Cthulhu by Gaslight
- 1st edition cover illustration by Kevin Ramos.
- Designers: William A. Barton
- Publishers: Chaosium
- Publication: 1986 1st edition (Box); 1988 2nd edition; 2012 3rd edition;
- Genres: Horror
- Systems: Basic Role-Playing
- ISBN: 978-1568823553

= Cthulhu by Gaslight =

Horror tabletop role-playing game supplement

Cthulhu by Gaslight is a horror tabletop role-playing supplement, written by William A. Barton, with art by Kevin Ramos, and first published by Chaosium in 1986. This supplement provides information on role-playing in an alternate setting of Victorian England of the 1890s for Call of Cthulhu. An expanded second edition was published in 1988, and a third edition was published in 2012. It won an Origins Award and received positive reviews in game periodicals including White Dwarf, Casus Belli, Different Worlds, Space Gamer/Fantasy Gamer, The Games Machine, Games International, and Dragon.

==Contents==
The game Call of Cthulhu was originally set in the 1920s. Cthulhu by Gaslight presents an alternate setting in Victorian England of the 1890s. The supplement includes
- details of life in Victorian England, with essays on social class, occupations, crime, the cost of living, the government, the monarchy, and belief in the occult
- a map of Victorian London
- blank character sheets for the Cthulhu by Gaslight setting.
- The Yorkshire Horror, an adventure featuring interaction with Sherlock Holmes

In order to accommodate players' characters that have already adventured in the 1920s, referees are presented with several ways of transporting those characters to the 1890s.

In 1989, Chaosium republished Cthulhu by Gaslight, adding an essay on world politics of the time, a guide to prominent stores in London, and a glossary of Cockney underworld slang, as well as additional maps of the Tower of London, the British Museum, Westminster Abbey, and Sherlock Holmes's residence at 221B Baker Street.

==Publication history==
Cthulhu by Gaslight was written by William A. Barton, with art by Kevin Ramos, and was published by Chaosium in 1986 as a boxed set with a 68-page book and a 56-page book, a large map, and a sample character sheet. It was published again in 1988 as a 128-page book.

==Reception==
Tim Wilson reviewed Cthulhu by Gaslight for White Dwarf #78, and stated that "Overall this is a good buy for anyone wanting an English campaign or as a challenge to those souls jaded by the Arkham countryside, and is recommended to those who appreciate sane game design."

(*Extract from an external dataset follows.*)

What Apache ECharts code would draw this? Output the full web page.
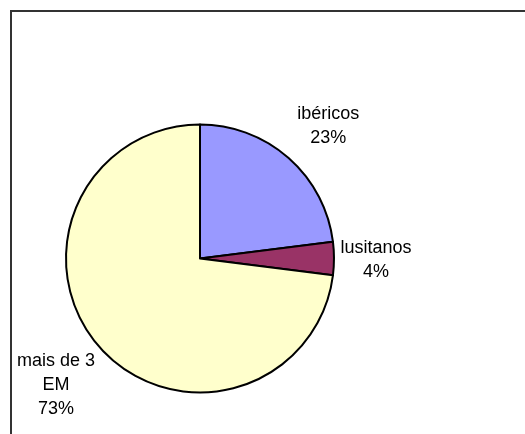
<!DOCTYPE html>
<html>
<head>
<meta charset="utf-8">
<script src="https://cdn.jsdelivr.net/npm/echarts@6/dist/echarts.min.js"></script>
<style>
  html, body { margin: 0; padding: 0; background: #fff; }
  #chart { width: 525px; height: 434px; }
</style>
</head>
<body>
<div id="chart"></div>
<script>
// data
const categories = ['ibéricos', 'lusitanos', 'mais de 3\nEM']
const percents = [23, 4, 73]
const colors = ['#9999FF', '#993366', '#FFFFCC']

// layout
const center = [200, 258.5]
const radius = 134
const labelGap = [51, 42, 58] // distance from pie edge to label centre
const labelNudge = [[6, 6], [0, 2], [0, 0]]

const total = percents.reduce((a, b) => a + b, 0)
const midAngle = i => {
  let before = 0
  for (let k = 0; k < i; k++) before += percents[k]
  return (before + percents[i] / 2) / total * Math.PI * 2
}

const chart = echarts.init(document.getElementById('chart'))
const option = {
  animation: false,
  graphic: [{
    type: 'rect',
    shape: { x: 11, y: 11, width: 700, height: 700 },
    style: { fill: 'none', stroke: '#333', lineWidth: 2 },
    silent: true
  }],
  series: [{
    type: 'pie',
    center: center,
    radius: radius,
    startAngle: 90,
    clockwise: true,
    itemStyle: {
      borderColor: '#000',
      borderWidth: 2
    },
    label: {
      show: true,
      position: 'outside',
      formatter: p => p.name + '\n' + p.value + '%',
      fontFamily: 'Liberation Sans, Arial, sans-serif',
      fontSize: 18,
      lineHeight: 24,
      color: '#000',
      align: 'center',
      overflow: 'none'
    },
    edgeDistance: 0,
    bleedMargin: 0,
    labelLine: { show: false },
    labelLayout: params => {
      const i = params.dataIndex
      const a = midAngle(i)
      const d = radius + labelGap[i]
      return {
        x: center[0] + d * Math.sin(a) + labelNudge[i][0],
        y: center[1] - d * Math.cos(a) + labelNudge[i][1],
        align: 'center',
        verticalAlign: 'middle'
      }
    },
    emphasis: { disabled: true },
    data: categories.map((name, i) => ({
      name: name,
      value: percents[i],
      itemStyle: { color: colors[i] }
    }))
  }]
}
chart.setOption(option)
</script>
</body>
</html>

Scott D. Aniolowski reviewed Cthulhu By Gaslight for Different Worlds magazine and stated that "Cthulhu By Gaslight is not a necessity to players of Call Of Cthulhu, and this era seems a bit limited to this writer, however Gaslight does have many useful and entertaining things to offer and adventuring in Victorian London is a nice, fun change of pace from the 1920s. If you are a Sherlock Holmes fan, which the author most certainly is, this is a must for you."

In the August-September 1987 edition of Space Gamer/Fantasy Gamer (No. 79), Lisa Cohen gave the book a thumbs up, saying, "Finally, what I have been waiting for! A game with real mystery and horror all in one."

The Games Machine reviewed Cthulhu by Gaslight and stated that "Thoroughly recommended for anyone who likes the idea of horror roleplaying in the footsteps of Sherlock Holmes. But remember – the tentacles of the Deep Ones are everywhere..."

In the January 1990 edition of Games International (Issue 12), Kevin Jacklin liked the game, but criticized the included scenario "The Yorkshire Horrors", saying, "My gripe with the Gaslight scenario is that it is a long one and players new to Call of Cthulhu or the Victorian era may find it a little daunting." He also pointed out that the scenario, set in Yorkshire, did not use any of the extensive London resources provided by the game. Nevertheless he concluded "I can recommend Gaslight highly, because it is the best produced and clearest background package for Victorian London yet."

In the June 1990 edition of Dragon (Issue 158), Jim Bambra thought that this book "perfectly captures the flavor and mood of the times, taking CoC into a previous age." Bambra also lauded the included adventure, saying, "The Yorkshire Horrors is a good period piece for CoC. It’s lengthy and develops well as the clues pile up, and there are plenty of opportunities for players to exercise their role-playing skills in Victorian society." With only slight reservations about moving characters to a period that has no other adventures written for it, Bambra concluded with a strong recommendation, commenting, "Gaslight is another excellent CoC product... Gaslight comes with my highest recommendation. Anyone interested in adventuring in the Age of Victoria should snap up a copy."

In a retrospective review of Cthulhu by Gaslight in Black Gate, John ONeill said "As much as I enjoyed Chaosium's other published adventures, there was just something about the 1890s England that perfectly suited the creeping horror of the game."

==Awards==
Cthulhu by Gaslight was awarded the H.G. Wells Award for "Best Roleplaying Supplement of 1986 ".